-- Start --

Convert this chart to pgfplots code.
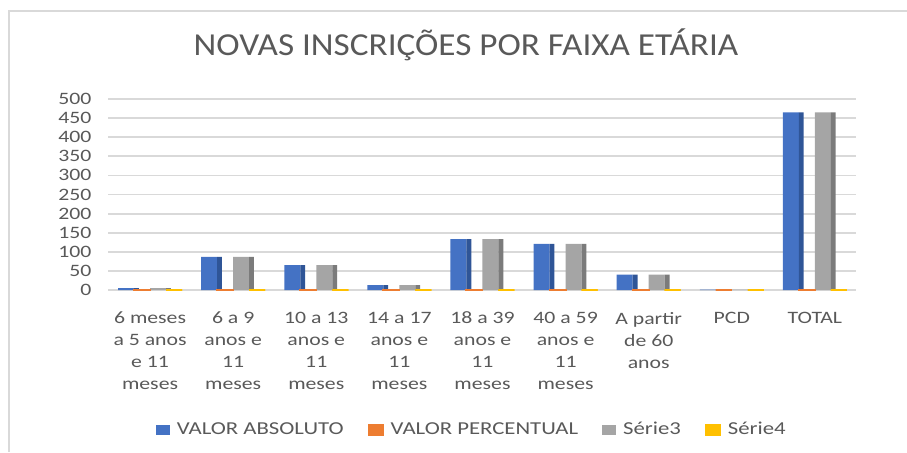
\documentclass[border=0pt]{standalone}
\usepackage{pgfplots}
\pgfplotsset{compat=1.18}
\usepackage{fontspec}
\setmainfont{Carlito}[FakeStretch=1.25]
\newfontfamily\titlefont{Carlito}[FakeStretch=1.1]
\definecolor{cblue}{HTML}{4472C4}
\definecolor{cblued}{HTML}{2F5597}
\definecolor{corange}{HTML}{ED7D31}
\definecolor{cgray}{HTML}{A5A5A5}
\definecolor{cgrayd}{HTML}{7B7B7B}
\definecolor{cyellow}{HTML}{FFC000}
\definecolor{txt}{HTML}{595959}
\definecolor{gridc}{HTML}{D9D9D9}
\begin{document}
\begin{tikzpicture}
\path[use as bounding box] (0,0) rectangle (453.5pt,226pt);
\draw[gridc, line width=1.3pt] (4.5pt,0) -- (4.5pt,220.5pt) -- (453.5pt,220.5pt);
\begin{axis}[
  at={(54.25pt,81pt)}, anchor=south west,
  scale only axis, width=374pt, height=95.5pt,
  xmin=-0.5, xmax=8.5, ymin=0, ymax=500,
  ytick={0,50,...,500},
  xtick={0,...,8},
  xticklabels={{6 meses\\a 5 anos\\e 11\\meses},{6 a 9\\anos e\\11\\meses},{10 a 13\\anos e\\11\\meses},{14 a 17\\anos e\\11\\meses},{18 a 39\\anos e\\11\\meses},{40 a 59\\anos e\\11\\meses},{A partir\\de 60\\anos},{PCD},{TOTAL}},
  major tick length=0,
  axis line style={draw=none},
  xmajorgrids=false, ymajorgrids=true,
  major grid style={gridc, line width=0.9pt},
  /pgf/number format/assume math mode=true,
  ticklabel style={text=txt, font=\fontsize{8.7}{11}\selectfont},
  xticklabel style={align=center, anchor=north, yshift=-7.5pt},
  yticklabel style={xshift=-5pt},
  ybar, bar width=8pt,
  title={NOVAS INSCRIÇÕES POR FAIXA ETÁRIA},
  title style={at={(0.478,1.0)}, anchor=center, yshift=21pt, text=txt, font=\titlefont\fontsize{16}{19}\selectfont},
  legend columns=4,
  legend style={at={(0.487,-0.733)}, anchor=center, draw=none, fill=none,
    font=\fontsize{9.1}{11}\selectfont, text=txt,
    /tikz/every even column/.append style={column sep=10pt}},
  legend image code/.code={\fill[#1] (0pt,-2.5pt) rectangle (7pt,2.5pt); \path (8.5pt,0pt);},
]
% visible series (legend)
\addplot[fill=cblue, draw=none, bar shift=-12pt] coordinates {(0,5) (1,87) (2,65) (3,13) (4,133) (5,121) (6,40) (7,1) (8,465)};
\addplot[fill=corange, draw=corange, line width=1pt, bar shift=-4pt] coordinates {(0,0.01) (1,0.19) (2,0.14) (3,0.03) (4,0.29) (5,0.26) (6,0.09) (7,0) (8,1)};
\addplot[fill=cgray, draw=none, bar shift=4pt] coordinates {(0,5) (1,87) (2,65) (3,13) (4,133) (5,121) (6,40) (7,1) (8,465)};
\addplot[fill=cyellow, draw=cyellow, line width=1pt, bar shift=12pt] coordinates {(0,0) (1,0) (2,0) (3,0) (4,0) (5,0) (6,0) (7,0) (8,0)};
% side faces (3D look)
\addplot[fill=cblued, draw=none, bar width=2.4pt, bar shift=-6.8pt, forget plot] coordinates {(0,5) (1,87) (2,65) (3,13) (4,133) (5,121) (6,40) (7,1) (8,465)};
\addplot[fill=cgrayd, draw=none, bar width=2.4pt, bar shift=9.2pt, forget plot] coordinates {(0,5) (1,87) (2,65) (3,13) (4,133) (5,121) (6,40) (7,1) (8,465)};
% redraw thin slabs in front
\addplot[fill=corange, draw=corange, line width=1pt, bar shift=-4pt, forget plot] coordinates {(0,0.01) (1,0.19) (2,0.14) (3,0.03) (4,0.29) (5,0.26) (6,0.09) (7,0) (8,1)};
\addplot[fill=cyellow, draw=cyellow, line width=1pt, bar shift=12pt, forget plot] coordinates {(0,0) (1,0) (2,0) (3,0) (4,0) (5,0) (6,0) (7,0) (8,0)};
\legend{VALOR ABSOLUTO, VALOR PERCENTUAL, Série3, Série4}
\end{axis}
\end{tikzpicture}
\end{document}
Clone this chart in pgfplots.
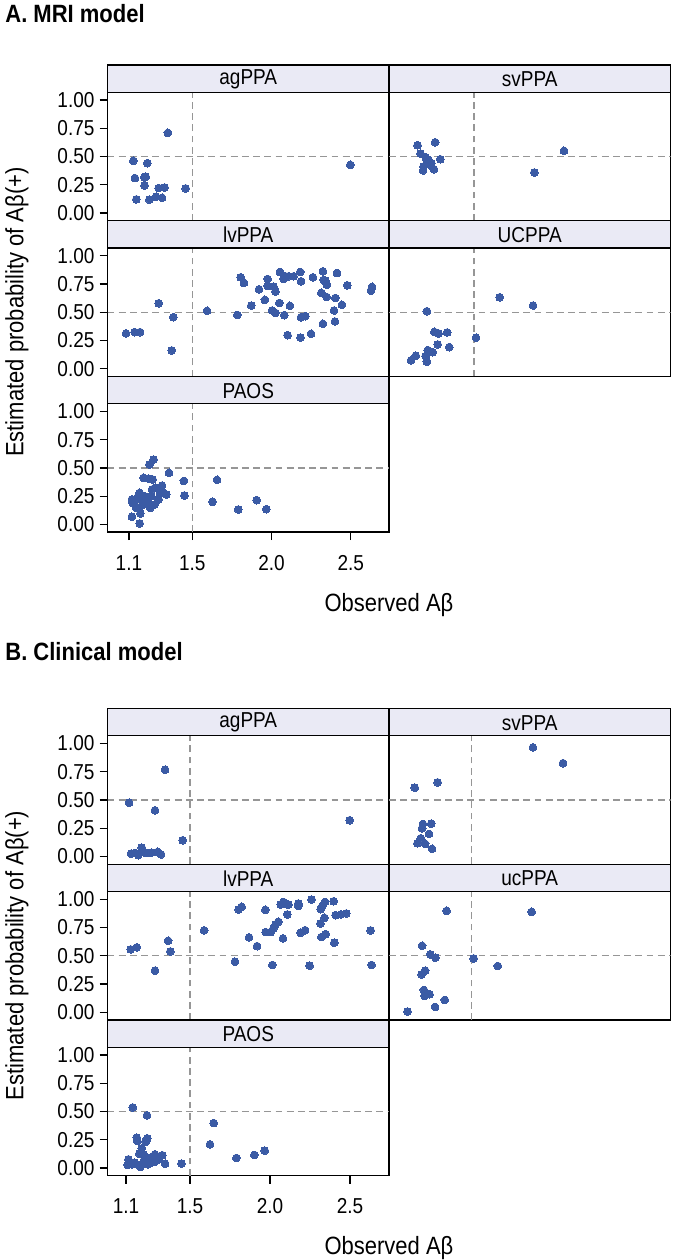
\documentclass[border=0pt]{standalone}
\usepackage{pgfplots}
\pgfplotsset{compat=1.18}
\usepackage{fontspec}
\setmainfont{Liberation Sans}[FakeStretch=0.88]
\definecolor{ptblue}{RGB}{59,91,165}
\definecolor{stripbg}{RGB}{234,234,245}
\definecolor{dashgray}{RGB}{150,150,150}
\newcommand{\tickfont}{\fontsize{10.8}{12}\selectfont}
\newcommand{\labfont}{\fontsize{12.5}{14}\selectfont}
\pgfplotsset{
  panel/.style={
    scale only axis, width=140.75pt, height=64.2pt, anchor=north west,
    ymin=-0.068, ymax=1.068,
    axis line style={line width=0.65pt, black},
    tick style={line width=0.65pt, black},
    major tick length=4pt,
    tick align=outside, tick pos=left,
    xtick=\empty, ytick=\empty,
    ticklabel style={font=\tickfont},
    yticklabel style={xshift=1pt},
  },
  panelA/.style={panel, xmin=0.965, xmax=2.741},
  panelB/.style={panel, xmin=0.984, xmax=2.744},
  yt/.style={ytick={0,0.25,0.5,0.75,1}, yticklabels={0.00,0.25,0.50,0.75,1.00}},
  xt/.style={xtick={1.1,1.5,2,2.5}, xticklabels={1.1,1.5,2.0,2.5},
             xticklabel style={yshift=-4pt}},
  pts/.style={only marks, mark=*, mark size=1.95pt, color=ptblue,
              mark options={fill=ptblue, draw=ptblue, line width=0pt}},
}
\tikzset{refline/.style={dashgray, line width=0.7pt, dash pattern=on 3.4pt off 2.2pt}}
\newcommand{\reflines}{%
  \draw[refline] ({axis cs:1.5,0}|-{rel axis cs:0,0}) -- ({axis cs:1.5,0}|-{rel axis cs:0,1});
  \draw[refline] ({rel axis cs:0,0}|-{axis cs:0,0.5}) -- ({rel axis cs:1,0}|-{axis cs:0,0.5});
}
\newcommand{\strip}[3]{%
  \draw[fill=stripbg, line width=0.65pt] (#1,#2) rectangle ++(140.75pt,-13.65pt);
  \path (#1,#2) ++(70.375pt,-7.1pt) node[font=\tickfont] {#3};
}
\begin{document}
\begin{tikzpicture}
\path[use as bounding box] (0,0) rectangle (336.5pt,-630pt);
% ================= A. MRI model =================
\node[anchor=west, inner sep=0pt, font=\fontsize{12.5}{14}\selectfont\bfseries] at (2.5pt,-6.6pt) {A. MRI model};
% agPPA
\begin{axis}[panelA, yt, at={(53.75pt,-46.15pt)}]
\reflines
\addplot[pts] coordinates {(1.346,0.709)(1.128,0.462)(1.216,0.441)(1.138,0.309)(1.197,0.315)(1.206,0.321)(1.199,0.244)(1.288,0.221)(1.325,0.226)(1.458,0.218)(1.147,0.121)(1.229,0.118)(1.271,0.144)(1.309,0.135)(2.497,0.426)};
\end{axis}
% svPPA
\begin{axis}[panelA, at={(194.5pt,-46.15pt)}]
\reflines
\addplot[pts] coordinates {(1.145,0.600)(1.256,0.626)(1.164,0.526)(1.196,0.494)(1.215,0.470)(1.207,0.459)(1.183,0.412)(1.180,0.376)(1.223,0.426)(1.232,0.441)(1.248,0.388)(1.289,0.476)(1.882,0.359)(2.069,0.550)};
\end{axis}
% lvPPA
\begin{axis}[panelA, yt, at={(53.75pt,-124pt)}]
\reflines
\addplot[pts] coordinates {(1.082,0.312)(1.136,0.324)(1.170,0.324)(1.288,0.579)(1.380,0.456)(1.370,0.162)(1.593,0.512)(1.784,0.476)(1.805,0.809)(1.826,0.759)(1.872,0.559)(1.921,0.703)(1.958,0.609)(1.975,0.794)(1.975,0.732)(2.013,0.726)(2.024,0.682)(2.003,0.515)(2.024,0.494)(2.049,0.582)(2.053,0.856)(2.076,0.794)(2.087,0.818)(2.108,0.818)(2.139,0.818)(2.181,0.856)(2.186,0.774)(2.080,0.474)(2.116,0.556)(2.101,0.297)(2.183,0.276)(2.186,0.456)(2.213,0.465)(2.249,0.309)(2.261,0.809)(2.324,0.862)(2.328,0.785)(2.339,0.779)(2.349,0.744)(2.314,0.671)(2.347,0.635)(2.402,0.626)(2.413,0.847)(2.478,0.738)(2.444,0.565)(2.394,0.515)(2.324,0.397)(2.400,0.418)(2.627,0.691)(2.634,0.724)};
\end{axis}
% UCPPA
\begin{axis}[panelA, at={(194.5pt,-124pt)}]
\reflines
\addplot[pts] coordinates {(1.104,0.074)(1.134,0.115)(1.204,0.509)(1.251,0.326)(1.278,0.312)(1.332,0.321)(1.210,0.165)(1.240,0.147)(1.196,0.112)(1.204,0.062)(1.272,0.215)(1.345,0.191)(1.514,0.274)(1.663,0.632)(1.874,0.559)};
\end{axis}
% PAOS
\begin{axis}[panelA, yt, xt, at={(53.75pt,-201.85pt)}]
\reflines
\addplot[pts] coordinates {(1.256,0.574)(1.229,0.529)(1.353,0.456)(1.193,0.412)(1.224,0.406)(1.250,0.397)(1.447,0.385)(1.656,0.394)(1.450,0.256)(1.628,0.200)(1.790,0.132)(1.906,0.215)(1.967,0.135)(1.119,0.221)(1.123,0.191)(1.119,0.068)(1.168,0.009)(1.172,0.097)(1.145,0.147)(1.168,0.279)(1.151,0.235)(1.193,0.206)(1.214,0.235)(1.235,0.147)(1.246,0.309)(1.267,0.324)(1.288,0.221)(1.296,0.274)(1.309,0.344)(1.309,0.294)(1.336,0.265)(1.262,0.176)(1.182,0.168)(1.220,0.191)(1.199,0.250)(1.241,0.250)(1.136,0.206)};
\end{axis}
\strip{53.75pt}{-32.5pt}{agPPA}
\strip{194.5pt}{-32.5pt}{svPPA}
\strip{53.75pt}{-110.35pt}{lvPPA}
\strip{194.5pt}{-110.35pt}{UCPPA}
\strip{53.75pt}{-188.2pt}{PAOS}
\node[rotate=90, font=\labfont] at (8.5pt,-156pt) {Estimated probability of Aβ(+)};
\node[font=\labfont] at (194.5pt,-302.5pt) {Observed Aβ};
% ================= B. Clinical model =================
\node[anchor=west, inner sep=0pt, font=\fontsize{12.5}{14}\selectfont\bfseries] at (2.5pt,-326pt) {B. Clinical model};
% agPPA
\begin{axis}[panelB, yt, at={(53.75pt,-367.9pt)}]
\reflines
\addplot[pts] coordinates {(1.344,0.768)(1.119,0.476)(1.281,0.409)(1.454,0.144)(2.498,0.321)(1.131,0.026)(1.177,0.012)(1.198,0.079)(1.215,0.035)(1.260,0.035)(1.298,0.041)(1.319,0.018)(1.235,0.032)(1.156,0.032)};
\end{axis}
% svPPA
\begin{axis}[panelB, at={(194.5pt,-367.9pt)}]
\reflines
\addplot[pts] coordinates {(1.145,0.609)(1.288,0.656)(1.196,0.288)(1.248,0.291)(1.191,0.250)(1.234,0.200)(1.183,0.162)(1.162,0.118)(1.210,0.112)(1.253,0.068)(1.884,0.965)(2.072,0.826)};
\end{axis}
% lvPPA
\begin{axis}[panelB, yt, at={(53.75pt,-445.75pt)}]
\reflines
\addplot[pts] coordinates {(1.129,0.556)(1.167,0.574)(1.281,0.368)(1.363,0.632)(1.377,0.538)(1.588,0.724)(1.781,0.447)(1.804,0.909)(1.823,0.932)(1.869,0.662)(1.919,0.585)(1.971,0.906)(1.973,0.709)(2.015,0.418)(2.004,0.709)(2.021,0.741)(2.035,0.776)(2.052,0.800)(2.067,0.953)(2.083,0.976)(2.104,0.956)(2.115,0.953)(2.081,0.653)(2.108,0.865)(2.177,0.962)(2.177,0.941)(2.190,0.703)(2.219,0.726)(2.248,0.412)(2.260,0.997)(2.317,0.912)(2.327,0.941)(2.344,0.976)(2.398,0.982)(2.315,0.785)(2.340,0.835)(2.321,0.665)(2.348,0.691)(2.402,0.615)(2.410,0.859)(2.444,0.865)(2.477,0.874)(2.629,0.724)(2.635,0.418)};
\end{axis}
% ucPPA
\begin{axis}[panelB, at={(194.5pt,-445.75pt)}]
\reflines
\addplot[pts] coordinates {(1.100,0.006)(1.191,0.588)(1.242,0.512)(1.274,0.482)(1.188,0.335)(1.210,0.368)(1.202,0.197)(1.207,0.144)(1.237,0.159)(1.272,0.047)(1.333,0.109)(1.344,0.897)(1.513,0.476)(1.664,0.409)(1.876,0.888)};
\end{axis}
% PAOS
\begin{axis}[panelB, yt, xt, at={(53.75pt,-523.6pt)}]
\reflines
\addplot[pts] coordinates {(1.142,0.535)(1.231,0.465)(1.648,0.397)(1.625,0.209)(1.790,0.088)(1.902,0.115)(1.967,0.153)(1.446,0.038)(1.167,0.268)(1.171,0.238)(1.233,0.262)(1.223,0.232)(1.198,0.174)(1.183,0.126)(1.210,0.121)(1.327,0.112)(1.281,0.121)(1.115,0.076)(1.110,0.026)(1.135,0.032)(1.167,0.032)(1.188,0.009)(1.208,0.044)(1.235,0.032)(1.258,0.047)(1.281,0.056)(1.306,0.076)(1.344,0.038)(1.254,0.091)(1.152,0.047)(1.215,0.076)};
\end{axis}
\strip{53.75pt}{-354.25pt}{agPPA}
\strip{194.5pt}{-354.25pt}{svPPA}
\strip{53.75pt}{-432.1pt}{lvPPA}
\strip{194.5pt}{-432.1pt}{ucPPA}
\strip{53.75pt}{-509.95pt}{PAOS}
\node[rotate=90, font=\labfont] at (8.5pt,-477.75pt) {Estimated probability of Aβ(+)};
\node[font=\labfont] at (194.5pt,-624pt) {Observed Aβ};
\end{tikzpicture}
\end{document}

-- End --

- **What the task requires**: For each line of the entries that includes "this", show that line.

- **The reply**:
Convert this chart to pgfplots code.
Clone this chart in pgfplots.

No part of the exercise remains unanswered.